Влияние Эрдмана на самые трудные, колыбельные времена Таганки было значительным. Мало кто поверил в преображение личности актера Любимова, лучезарного героя экрана и баловня вахтанговских стен, трудно было за нечаянной удачей дипломной работы разглядеть нешуточную перспективу режиссера-новатора… Эрдман сразу поверил в «нового Любимова», вопреки данным многолетнего общения и вопреки собственному скепсису. Великолепному, мефистофельскому скепсису. Он ходил на «Доброго человека из Сезуана» неоднократно, звал знакомых, рекомендовал коллегам и — что говорить! — самим фактом своих посещений повышал цену дебютанту в глазах столичной элиты 1963 года. Юрий Петрович впоследствии много раз отвечал на вопрос, как ему удалось создать Таганку, совершенно одинаково: «Все зависит от компании. У кого какая компания — таковы и результаты. У меня была хорррошая компания…» И, перечисляя славные имена, неизменно открывал список Эрдманом и Вольпиным.

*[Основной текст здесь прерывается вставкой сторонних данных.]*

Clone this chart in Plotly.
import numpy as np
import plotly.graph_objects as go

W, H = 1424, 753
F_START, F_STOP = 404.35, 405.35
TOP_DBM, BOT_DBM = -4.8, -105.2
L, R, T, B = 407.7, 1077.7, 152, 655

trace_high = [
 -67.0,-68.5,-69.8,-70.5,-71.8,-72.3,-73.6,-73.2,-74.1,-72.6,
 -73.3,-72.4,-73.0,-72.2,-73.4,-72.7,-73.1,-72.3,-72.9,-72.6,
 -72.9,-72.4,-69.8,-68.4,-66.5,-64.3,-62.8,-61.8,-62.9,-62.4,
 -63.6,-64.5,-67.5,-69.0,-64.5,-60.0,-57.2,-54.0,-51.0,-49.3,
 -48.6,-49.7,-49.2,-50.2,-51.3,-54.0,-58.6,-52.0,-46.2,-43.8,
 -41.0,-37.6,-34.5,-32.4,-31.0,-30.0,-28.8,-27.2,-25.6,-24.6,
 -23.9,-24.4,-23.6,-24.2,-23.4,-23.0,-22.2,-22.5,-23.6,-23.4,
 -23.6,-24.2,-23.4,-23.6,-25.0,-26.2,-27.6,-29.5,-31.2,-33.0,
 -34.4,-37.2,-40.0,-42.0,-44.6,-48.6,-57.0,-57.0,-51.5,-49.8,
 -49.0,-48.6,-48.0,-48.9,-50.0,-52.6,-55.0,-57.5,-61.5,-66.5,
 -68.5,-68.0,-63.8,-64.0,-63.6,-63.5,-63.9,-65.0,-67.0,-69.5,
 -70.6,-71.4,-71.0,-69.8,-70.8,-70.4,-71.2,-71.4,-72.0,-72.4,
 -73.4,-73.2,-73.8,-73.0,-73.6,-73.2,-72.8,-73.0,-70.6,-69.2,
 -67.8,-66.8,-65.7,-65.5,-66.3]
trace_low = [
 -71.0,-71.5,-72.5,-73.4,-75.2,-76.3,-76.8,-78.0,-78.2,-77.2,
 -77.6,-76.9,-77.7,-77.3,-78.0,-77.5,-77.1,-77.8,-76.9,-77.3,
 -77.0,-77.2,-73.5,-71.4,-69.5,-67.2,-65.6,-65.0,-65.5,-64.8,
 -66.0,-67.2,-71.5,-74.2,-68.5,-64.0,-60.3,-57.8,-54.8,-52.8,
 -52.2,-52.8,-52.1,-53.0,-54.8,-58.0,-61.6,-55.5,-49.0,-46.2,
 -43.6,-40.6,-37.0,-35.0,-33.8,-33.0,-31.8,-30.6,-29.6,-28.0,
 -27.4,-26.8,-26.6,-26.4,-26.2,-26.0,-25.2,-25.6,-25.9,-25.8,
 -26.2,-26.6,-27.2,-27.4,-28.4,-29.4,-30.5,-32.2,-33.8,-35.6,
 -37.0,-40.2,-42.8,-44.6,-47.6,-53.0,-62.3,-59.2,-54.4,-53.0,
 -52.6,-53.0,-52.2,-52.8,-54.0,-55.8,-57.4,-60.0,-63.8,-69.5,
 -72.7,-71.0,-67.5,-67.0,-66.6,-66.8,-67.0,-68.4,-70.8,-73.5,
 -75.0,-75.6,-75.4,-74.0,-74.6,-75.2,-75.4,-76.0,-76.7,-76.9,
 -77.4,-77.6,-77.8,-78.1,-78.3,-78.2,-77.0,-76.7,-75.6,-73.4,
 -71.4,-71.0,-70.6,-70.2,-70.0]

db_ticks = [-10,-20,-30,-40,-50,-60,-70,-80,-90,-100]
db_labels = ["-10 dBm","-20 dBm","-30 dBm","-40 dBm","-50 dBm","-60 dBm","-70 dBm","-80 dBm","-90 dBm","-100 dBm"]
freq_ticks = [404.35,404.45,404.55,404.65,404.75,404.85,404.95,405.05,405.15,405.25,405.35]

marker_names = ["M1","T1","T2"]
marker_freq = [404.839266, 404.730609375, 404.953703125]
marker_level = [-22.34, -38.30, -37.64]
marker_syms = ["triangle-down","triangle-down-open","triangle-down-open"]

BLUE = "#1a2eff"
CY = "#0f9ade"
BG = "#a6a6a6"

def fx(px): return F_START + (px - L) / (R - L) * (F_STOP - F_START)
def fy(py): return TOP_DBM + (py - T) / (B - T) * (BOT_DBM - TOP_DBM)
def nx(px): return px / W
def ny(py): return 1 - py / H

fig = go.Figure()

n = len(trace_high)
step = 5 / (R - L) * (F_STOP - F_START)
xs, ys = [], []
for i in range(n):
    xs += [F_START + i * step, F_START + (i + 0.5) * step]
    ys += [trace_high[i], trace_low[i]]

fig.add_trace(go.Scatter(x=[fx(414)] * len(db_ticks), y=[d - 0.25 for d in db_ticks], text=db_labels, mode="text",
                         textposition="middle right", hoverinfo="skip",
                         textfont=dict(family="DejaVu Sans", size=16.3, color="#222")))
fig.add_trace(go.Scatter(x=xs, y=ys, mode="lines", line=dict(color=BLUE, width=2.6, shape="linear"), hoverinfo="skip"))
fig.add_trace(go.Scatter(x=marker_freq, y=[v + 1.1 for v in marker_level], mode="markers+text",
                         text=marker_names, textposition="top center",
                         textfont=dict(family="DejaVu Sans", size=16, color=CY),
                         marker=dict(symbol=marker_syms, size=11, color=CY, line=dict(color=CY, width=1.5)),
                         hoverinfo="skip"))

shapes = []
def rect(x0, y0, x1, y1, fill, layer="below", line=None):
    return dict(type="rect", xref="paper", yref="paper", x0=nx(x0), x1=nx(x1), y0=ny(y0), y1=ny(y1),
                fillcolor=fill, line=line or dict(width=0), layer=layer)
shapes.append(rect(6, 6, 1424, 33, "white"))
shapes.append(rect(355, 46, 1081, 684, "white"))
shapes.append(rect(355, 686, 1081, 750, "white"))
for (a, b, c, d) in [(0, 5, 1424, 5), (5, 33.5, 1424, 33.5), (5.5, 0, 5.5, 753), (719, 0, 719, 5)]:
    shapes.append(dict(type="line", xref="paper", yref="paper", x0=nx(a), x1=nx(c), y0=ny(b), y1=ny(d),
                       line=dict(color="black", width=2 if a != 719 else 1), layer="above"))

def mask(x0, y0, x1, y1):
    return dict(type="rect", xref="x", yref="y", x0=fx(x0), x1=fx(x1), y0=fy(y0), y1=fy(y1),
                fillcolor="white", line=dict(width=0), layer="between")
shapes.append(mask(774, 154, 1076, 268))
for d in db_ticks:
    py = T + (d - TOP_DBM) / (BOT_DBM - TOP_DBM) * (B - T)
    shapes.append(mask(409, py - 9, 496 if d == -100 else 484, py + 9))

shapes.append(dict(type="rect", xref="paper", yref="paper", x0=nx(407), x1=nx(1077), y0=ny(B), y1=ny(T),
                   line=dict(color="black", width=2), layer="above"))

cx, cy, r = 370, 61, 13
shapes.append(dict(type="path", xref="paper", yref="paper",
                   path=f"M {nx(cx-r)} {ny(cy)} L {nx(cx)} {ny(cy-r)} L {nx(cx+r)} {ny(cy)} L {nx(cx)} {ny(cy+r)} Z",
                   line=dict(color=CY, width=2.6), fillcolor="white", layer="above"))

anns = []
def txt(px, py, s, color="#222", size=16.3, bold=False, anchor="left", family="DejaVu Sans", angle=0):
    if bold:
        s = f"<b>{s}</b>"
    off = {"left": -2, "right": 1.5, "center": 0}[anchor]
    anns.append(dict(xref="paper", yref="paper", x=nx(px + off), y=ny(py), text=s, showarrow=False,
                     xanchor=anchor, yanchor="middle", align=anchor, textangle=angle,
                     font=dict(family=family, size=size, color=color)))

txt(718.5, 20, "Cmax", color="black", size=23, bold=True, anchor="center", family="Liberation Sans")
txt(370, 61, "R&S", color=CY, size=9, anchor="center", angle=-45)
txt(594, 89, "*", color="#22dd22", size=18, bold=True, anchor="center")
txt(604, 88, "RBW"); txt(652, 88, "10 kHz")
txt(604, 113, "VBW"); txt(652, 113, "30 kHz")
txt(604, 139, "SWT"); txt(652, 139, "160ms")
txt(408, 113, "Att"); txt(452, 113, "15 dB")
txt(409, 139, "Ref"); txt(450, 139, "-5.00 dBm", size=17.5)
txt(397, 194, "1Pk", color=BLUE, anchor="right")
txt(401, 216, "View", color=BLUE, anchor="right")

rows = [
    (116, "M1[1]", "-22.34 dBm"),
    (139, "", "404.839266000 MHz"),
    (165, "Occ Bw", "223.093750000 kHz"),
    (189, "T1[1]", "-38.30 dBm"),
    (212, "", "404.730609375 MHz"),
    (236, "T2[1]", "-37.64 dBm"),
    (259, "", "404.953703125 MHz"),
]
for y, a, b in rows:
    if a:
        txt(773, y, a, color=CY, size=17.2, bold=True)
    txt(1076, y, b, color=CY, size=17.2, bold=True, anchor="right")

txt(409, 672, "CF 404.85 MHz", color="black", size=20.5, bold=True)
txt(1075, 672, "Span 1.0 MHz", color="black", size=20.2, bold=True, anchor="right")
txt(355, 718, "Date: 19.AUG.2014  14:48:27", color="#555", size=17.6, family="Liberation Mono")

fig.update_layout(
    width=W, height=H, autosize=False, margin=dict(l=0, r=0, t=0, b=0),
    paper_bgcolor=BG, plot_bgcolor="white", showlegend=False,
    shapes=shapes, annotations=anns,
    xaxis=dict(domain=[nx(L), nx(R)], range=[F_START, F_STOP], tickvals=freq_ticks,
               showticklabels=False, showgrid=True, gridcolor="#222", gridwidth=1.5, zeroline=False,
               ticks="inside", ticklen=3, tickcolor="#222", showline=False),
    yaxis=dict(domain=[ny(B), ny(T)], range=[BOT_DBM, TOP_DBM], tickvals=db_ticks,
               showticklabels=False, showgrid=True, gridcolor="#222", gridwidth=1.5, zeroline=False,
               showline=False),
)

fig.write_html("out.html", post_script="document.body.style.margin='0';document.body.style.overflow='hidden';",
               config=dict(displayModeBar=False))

Первой премьерой после перевода «Доброго человека…» из студии на сцену театра стал «Герой нашего времени». Пьесу по роману Эрдман писал специально для Любимова, и уже самим прологом предвосхитил будущую «навязчивую» идею — тему множества таганских работ… Государь император расхаживает вдоль фрунта придворных, давая свою печально известную аттестацию роману Михаила Лермонтова: «Я прочитал „Героя“ и скажу… Поэт и власть. Свободное творчество и диктатура режима».

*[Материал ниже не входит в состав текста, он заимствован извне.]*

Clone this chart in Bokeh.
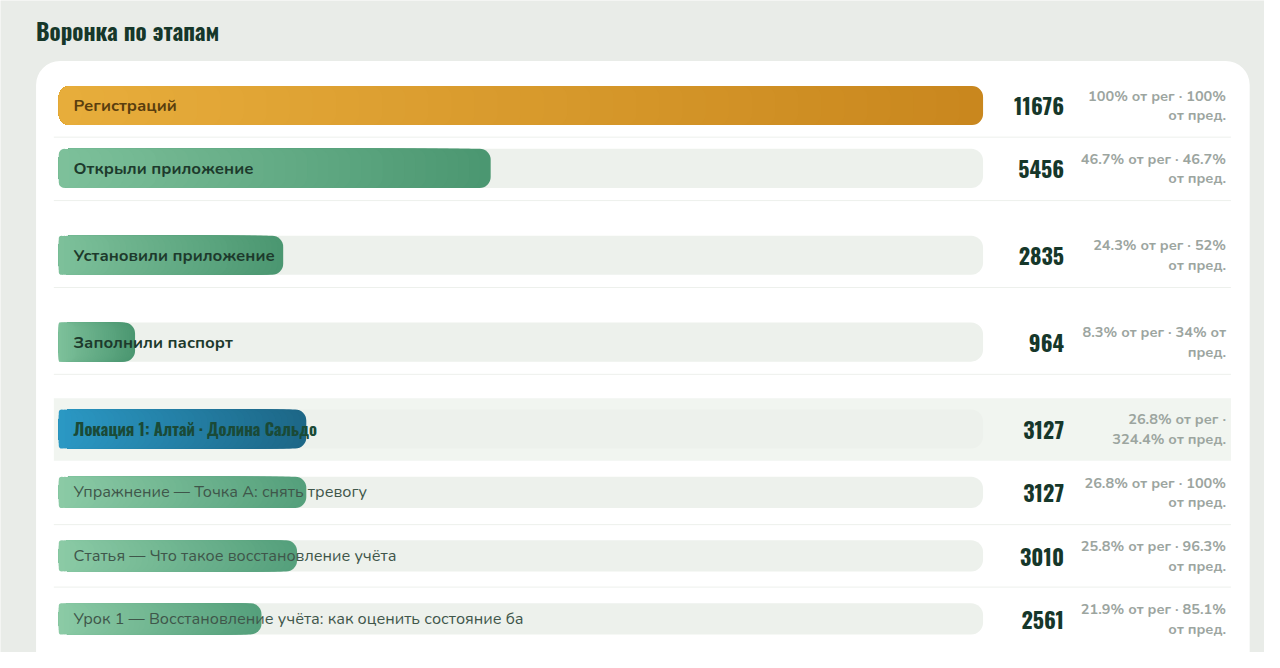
import textwrap
from bokeh.plotting import figure
from bokeh.models import Range1d
from bokeh.core.properties import value
from bokeh.embed import file_html
from bokeh.resources import INLINE

# ---------------- data ----------------
title = "Воронка по этапам"
stages = [
    "Регистраций",
    "Открыли приложение",
    "Установили приложение",
    "Заполнили паспорт",
    "Локация 1: Алтай · Долина Сальдо",
    "Упражнение — Точка А: снять тревогу",
    "Статья — Что такое восстановление учёта",
    "Урок 1 — Восстановление учёта: как оценить состояние ба",
]
counts = [11676, 5456, 2835, 964, 3127, 3127, 3010, 2561]
kinds = ["reg", "stage", "stage", "stage", "location", "lesson", "lesson", "lesson"]

# ---------------- layout (reference pixels) ----------------
W, H = 1264, 652
row_y = [107.5, 172, 261, 350, 439, 504, 569, 633.5]
sep_y = [140, 205, 294, 383, 537, 601]
TRACK_L, TRACK_R = 59, 995
vmax = max(counts)

BG = "#e9ece8"
palette = {
    "reg": ("#e8ae3c", "#c9871e"),
    "stage": ("#7ec19b", "#4b9771"),
    "location": ("#2b99c5", "#1d6787"),
    "lesson": ("#8ccba6", "#55a07c"),
}
label_color = {"reg": "#5a3e0e", "stage": "#1d3a2c", "location": "#1a4a37", "lesson": "#3f564a"}
bar_h = {"reg": 40, "stage": 40, "location": 40, "lesson": 32}
BODY_FONT = "Nunito, 'Noto Sans', sans-serif"
COND_FONT = "Oswald, 'Roboto Condensed', sans-serif"


def fmt(x):
    s = f"{x:.1f}"
    if s.endswith(".0"):
        s = s[:-2]
    return s + "%"


pct_lines1, pct_lines2 = [], []
for i, c in enumerate(counts):
    reg = c / counts[0] * 100
    prev = 100.0 if i == 0 else c / counts[i - 1] * 100
    lines = textwrap.wrap(f"{fmt(reg)} от рег · {fmt(prev)} от пред.", 20)
    pct_lines1.append(lines[0])
    pct_lines2.append(lines[1] if len(lines) > 1 else "")


def hex2rgb(h):
    h = h.lstrip("#")
    return tuple(int(h[j:j + 2], 16) for j in (0, 2, 4))


def mix(a, b, t):
    ra, rb = hex2rgb(a), hex2rgb(b)
    return "#%02x%02x%02x" % tuple(round(ra[j] + (rb[j] - ra[j]) * t) for j in range(3))


# ---------------- figure ----------------
p = figure(width=W, height=H, output_backend="svg", toolbar_location=None,
           x_range=Range1d(0, 1280), y_range=Range1d(668, 0),
           min_border=0, outline_line_color=None, background_fill_color=BG,
           border_fill_color=BG)
p.axis.visible = False
p.grid.visible = False

# value scale: 0 -> track left, vmax -> track right
scale = vmax / (TRACK_R - TRACK_L)
p.extra_x_ranges = {"val": Range1d(-TRACK_L * scale, (1280 - TRACK_L) * scale)}

# title
p.text(x=[36], y=[31], text=[title], text_font=value(COND_FONT),
       text_font_style="bold", text_font_size="23px", text_color="#16372a",
       text_align="left", text_baseline="middle")

# card
p.quad(left=[36], right=[1265], top=[62], bottom=[760], fill_color="white",
       line_color=None, border_radius=24)

# location highlight
loc_rows = [row_y[i] for i, k in enumerate(kinds) if k == "location"]
p.quad(left=[54] * len(loc_rows), right=[1246] * len(loc_rows),
       top=[y - 31.5 for y in loc_rows], bottom=[y + 32.5 for y in loc_rows],
       fill_color="#f1f5f0", line_color=None)

# separators
p.segment(x0=[54] * len(sep_y), x1=[1246] * len(sep_y), y0=sep_y, y1=sep_y,
          line_color="#edf0ec", line_width=1)

heights = [bar_h[k] for k in kinds]

# tracks
p.hbar(y=row_y, height=heights, left=0, right=[vmax] * len(counts), x_range_name="val",
       fill_color="#edf1ec", line_color=None, border_radius=12)

# bars with gradient (stacked layers, longest first)
N = 40
for k in range(N):
    t = 1 - k / N
    rights = [c * t for c in counts]
    cols = [mix(palette[kd][0], palette[kd][1], t) for kd in kinds]
    p.hbar(y=row_y, height=heights, left=0, right=rights, x_range_name="val",
           fill_color=cols, line_color=None, border_radius=11)

# labels
for i, s in enumerate(stages):
    kd = kinds[i]
    if kd == "location":
        font, style, size = COND_FONT, "bold", "16.5px"
    elif kd == "lesson":
        font, style, size = BODY_FONT, "normal", "16.2px"
    else:
        font, style, size = BODY_FONT, "bold", "16.6px"
    p.text(x=[74], y=[row_y[i]], text=[s], text_font=value(font), text_font_style=style,
           text_font_size=size, text_color=label_color[kd], text_align="left",
           text_baseline="middle")

# counts
p.text(x=[1077] * len(counts), y=[y + 1 for y in row_y], text=[str(c) for c in counts],
       text_font=value(COND_FONT), text_font_style="bold",
       text_font_size="22px", text_color="#16372a", text_align="right",
       text_baseline="middle")

# percentages
for dy, lines in ((-10, pct_lines1), (10, pct_lines2)):
    p.text(x=[1241] * len(counts), y=[y + dy for y in row_y], text=lines,
           text_font=value(BODY_FONT), text_font_style="bold", text_font_size="14.5px",
           text_color="#9ca59f", text_align="right", text_baseline="middle")

html = file_html(p, INLINE)
html = html.replace("<body>", '<body style="background:%s">' % BG, 1)
open("out.html", "w").write(html)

Спектакль принято считать неудачным, «первым блином». Наверное, для столь могучего прорыва и ряды наши были некрепки, да и сроки выпуска катастрофически малы. Поминая добром и пьесу, и атмосферу работы, и роли, и музыку, и танцы, мы в будущем так обшучивали «первый блин» перед зрителями наших вечеров: мол, здание Таганки древнее, мол, крыша текла и начальство предложило Любимову поставить к юбилею Лермонтова за пару месяцев «Героя» — мы, мол, вам за это ремонт сделаем; театр поспешил, и получилось так: какой ремонт, такой и спектакль — мол, крыша продолжает течь… Однако, сколько важных плюсов хранит наша первая премьера! Впервые сыграли классику, впервые в серьезных ролях появились Губенко и Кузнецова, Любшин и Эйбоженко, Соболев и Хмельницкий, Демидова и Щербаков, Смирнов и Джабраилов, Корнилова и Калягин… А Грушницкий — Золотухин и драгунский офицер — Высоцкий были просто большой удачей молодых актеров. Впервые соединились театральные фантазии Любимова — в свете, в ритмах, в музыке, в пластике; впервые проверилась страсть к поэтическому слову в драматическом повествовании. Впервые заработал «световой занавес». И конечно, каждому из нас и всему таганскому зачину повезло оказаться в точке скрещения трех дорог — Лермонтова, Эрдмана и Любимова…
Странный казус случился на премьере. Мы в темноте заготовились на сцене, поднялся, глухо рокоча, световой занавес… Сейчас он застынет, и начнется сцена «На водах»… Но он не застыл, а снова опустился, рокоча, до нуля, и снова поднялся, и опять опустился. Мертвая тишина: задумчивая — в зрительном зале, обморочная — на сцене. Так, с технической накладки, и открылся наш «Герой». Но историческая реприза впереди… Мы сразу рычание неуемного занавеса сочли за дурной знак (актеры очень суеверны). Правда, когда спектакль завершился овациями, многие позабыли про начало. Но день-то был — 15 октября 1964 года! И уж совсем отдельным фактом помнится приход за кулисы, кажется, Юрия Карякина с тревожной новостью: сегодня сняли Хрущева… Вот отчего рычал наш занавес, никак не давая двигать историю дальше.
Влияние Николая Робертовича чувствовалось и на худсоветах, и на банкетах, и на важных собраниях, куда Любимов считал необходимым его приглашать. Видимо, стратегия и тактика воспитания актера «нового типа» часто обсуждались вне стен Таганки главными лицами «хоррошей компании», поэтому в памяти держатся случаи обращения Юрия Петровича к Эрдману как к… устыжающей инстанции. А на банкете «Героя» Николай Робертович и словом кратким порадовал, и еще запомнился… танцующим. Вдруг подошел к одной из дам, красавице Раечке, и очень ладно провальсировал, и к месту ее привел, и ручку поцеловал. А затем уже танцевал с Инной, женой своей, балериной Музыкального театра Станиславского и Немировича-Данченко.